Title: DataCommons

Speaker: RV Guha (Google)


Publicly available data from open sources are a vital resource for students and researchers in a variety of disciplines. Unfortunately, processing these datasets to make them useful --- scraping, cleaning, normalizing, joining --- is tedious, error prone and has to repeated by every group. DataCommons attempts to alleviate some of this pain by synthesizing a single Knowledge Graph from many different data sources. It links references to the same entities (such as cities, counties, organizations, etc.) across different datasets to nodes on the graph, so that users can access data about a particular entity aggregated from different sources. Like the Web, the DataCommons graph is open - any user can contribute data or build applications powered by the graph.

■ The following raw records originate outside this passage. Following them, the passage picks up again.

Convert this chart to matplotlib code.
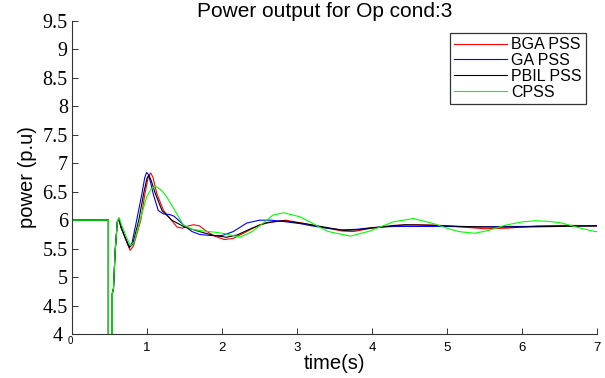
import matplotlib
matplotlib.use("Agg")
import matplotlib.pyplot as plt
from matplotlib.transforms import ScaledTranslation

# ---- data -------------------------------------------------------------
# shared pre-fault / fault segment (all controllers identical)
t_pre = [0.0, 0.485, 0.485, 0.537, 0.537, 0.553, 0.575, 0.604]
v_pre = [6.0, 6.0, 2.0, 2.0, 4.71, 4.80, 5.45, 5.97]

t_bga = [0.627, 0.65, 0.71, 0.775, 0.82, 0.917, 0.97, 1.02, 1.05, 1.08, 1.13, 1.22,
         1.307, 1.40, 1.47, 1.55, 1.62, 1.70, 1.80, 1.90, 2.03, 2.15, 2.30, 2.50,
         2.68, 2.85, 3.10, 3.40, 3.60, 3.75, 4.00, 4.30, 4.60, 4.90, 5.20, 5.50,
         5.80, 6.20, 6.60, 7.00]
v_bga = [6.02, 5.88, 5.68, 5.47, 5.55, 6.00, 6.45, 6.78, 6.83, 6.75, 6.47, 6.17,
         6.03, 5.88, 5.86, 5.90, 5.92, 5.90, 5.80, 5.72, 5.66, 5.68, 5.78, 5.92,
         5.97, 6.00, 5.94, 5.86, 5.81, 5.80, 5.86, 5.91, 5.92, 5.91, 5.88, 5.85,
         5.86, 5.90, 5.91, 5.90]

t_ga = [0.627, 0.65, 0.707, 0.76, 0.80, 0.862, 0.93, 0.97, 0.995, 1.02, 1.05, 1.085,
        1.15, 1.22, 1.30, 1.36, 1.42, 1.50, 1.60, 1.70, 1.85, 2.00, 2.15, 2.33,
        2.50, 2.65, 2.80, 3.04, 3.20, 3.40, 3.60, 3.80, 4.00, 4.30, 4.60, 5.00,
        5.40, 5.80, 6.20, 6.60, 7.00]
v_ga = [6.03, 5.90, 5.70, 5.53, 5.60, 6.00, 6.45, 6.75, 6.84, 6.80, 6.65, 6.45,
        6.17, 6.11, 6.10, 6.07, 6.00, 5.90, 5.80, 5.75, 5.73, 5.73, 5.80, 5.95,
        6.00, 6.00, 5.98, 5.94, 5.90, 5.86, 5.83, 5.84, 5.87, 5.89, 5.89, 5.89,
        5.88, 5.89, 5.89, 5.90, 5.90]

t_pbil = [0.627, 0.65, 0.707, 0.765, 0.81, 0.89, 0.96, 1.00, 1.027, 1.06, 1.11, 1.20,
          1.33, 1.50, 1.75, 1.90, 2.06, 2.20, 2.40, 2.60, 2.82, 3.10, 3.40, 3.62,
          3.80, 4.10, 4.44, 4.80, 5.20, 5.60, 6.00, 6.50, 7.00]
v_pbil = [6.03, 5.89, 5.70, 5.52, 5.58, 6.00, 6.50, 6.74, 6.79, 6.68, 6.47, 6.17,
          6.00, 5.88, 5.78, 5.73, 5.70, 5.74, 5.86, 5.96, 5.99, 5.94, 5.87, 5.82,
          5.83, 5.88, 5.92, 5.91, 5.89, 5.88, 5.88, 5.89, 5.90]

t_cpss = [0.627, 0.66, 0.72, 0.78, 0.83, 0.907, 0.995, 1.06, 1.12, 1.19, 1.262, 1.395,
          1.48, 1.60, 1.75, 1.90, 2.05, 2.24, 2.40, 2.55, 2.68, 2.82, 3.04, 3.20,
          3.31, 3.42, 3.71, 3.97, 4.28, 4.55, 4.82, 5.00, 5.15, 5.37, 5.55, 5.77,
          6.00, 6.17, 6.35, 6.53, 6.75, 6.97, 7.00]
v_cpss = [6.05, 5.92, 5.72, 5.55, 5.62, 6.00, 6.41, 6.56, 6.59, 6.53, 6.41, 6.12,
          5.92, 5.84, 5.81, 5.79, 5.76, 5.70, 5.80, 5.95, 6.09, 6.13, 6.06, 5.95,
          5.87, 5.80, 5.72, 5.81, 5.97, 6.03, 5.94, 5.86, 5.80, 5.77, 5.82, 5.91,
          5.97, 5.99, 5.98, 5.95, 5.87, 5.80, 5.80]

labels = ["BGA PSS", "GA PSS", "PBIL PSS", "CPSS"]
colors = ["#ff0000", "#0000ff", "#000000", "#00ff00"]
series = [(t_bga, v_bga), (t_ga, v_ga), (t_pbil, v_pbil), (t_cpss, v_cpss)]

x_ticks = [0, 1, 2, 3, 4, 5, 6, 7]
y_ticks = [4, 4.5, 5, 5.5, 6, 6.5, 7, 7.5, 8, 8.5, 9, 9.5]
y_ticklabels = ["4", "4.5", "5", "5.5", "6", "6.5", "7", "7.5", "8", "8.5", "9", "9.5"]

# ---- figure -----------------------------------------------------------
sans = ["Liberation Sans", "DejaVu Sans"]
serif = ["Liberation Serif", "DejaVu Serif"]

fig = plt.figure(figsize=(6.05, 3.78), dpi=100)
ax = fig.add_axes([0.119, 0.1164, 0.868, 0.828])

for (t, v), c, lab in zip(series, colors, labels):
    ax.plot(t_pre + t, v_pre + v, color=c, lw=0.8, label=lab)

ax.set_xlim(0, 7)
ax.set_ylim(4, 9.5)
for s in ("top", "right"):
    ax.spines[s].set_visible(False)
for s in ("left", "bottom"):
    ax.spines[s].set_linewidth(0.8)
    ax.spines[s].set_color("#333333")

ax.set_xticks(x_ticks)
ax.set_xticklabels([""] + [str(x) for x in x_ticks[1:]], fontfamily=sans, fontsize=9.5)
ax.set_yticks(y_ticks)
ax.set_yticklabels(y_ticklabels, fontfamily=serif, fontsize=14.5)
ax.tick_params(direction="in", length=4, width=0.7, colors="#333333", labelcolor="black")
ax.tick_params(axis="x", pad=6)
ax.tick_params(axis="y", pad=3)

# small origin "0" label as in the original
ax.text(0, 0, "0", transform=ax.transAxes + ScaledTranslation(-1.5 / 72, -1.5 / 72, fig.dpi_scale_trans),
        ha="center", va="top", fontsize=7, fontfamily=sans)

ax.set_title("Power output for Op cond:3", fontfamily=sans, fontsize=15, pad=2, x=0.482)
ax.set_xlabel("time(s)", fontfamily=sans, fontsize=14.5, labelpad=0)
ax.set_ylabel("power (p.u)", fontfamily=sans, fontsize=14.5, labelpad=4)

leg = ax.legend(loc="upper right", bbox_to_anchor=(0.979, 0.961), borderaxespad=0,
                prop={"family": sans, "size": 11.5}, frameon=True, fancybox=False,
                labelspacing=0.05, handlelength=3.3, handletextpad=0.3,
                borderpad=0.25)
leg.get_frame().set_edgecolor("black")
leg.get_frame().set_linewidth(0.9)

# nudge the "4" tick label left so it sits beside the small origin "0"
fig.canvas.draw()
lbl4 = ax.yaxis.get_major_ticks()[0].label1
lbl4.set_transform(lbl4.get_transform() + ScaledTranslation(-4 / 72, 0, fig.dpi_scale_trans))

fig.savefig("out.png", dpi=100)
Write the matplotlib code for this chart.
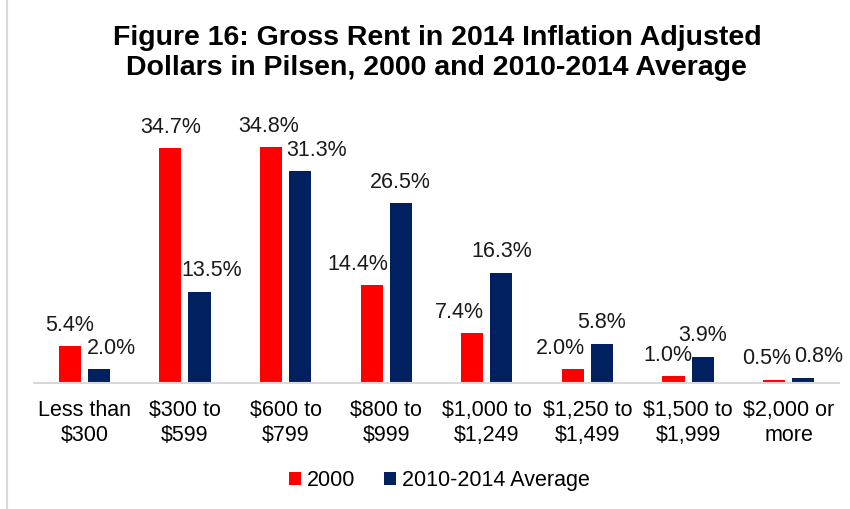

We are jump-starting the graph with data from publicly available sources such as CDC, Census, BLS, FBI, etc. and are looking to engage with the academic community to take it further.

The slides are available here.


Guha is the founder and lead for DataCommons.org, a platform which synthesis a wide range of data sets into a single knowledge graph, for use by students and researchers. He is the creator of widely used web standards such as RSS, RDF and Schema.org. He is also responsible for products such as Google Custom Search. He was a co-founder of Epinions.com and Alpiri. Earlier, he was the author of CycL, the representation language used in Cyc. He is currently Google Fellow and a vice president in research at Google. He has a Ph.D. in computer science from Stanford University and B.Tech in mechanical engineering from IIT Chennai.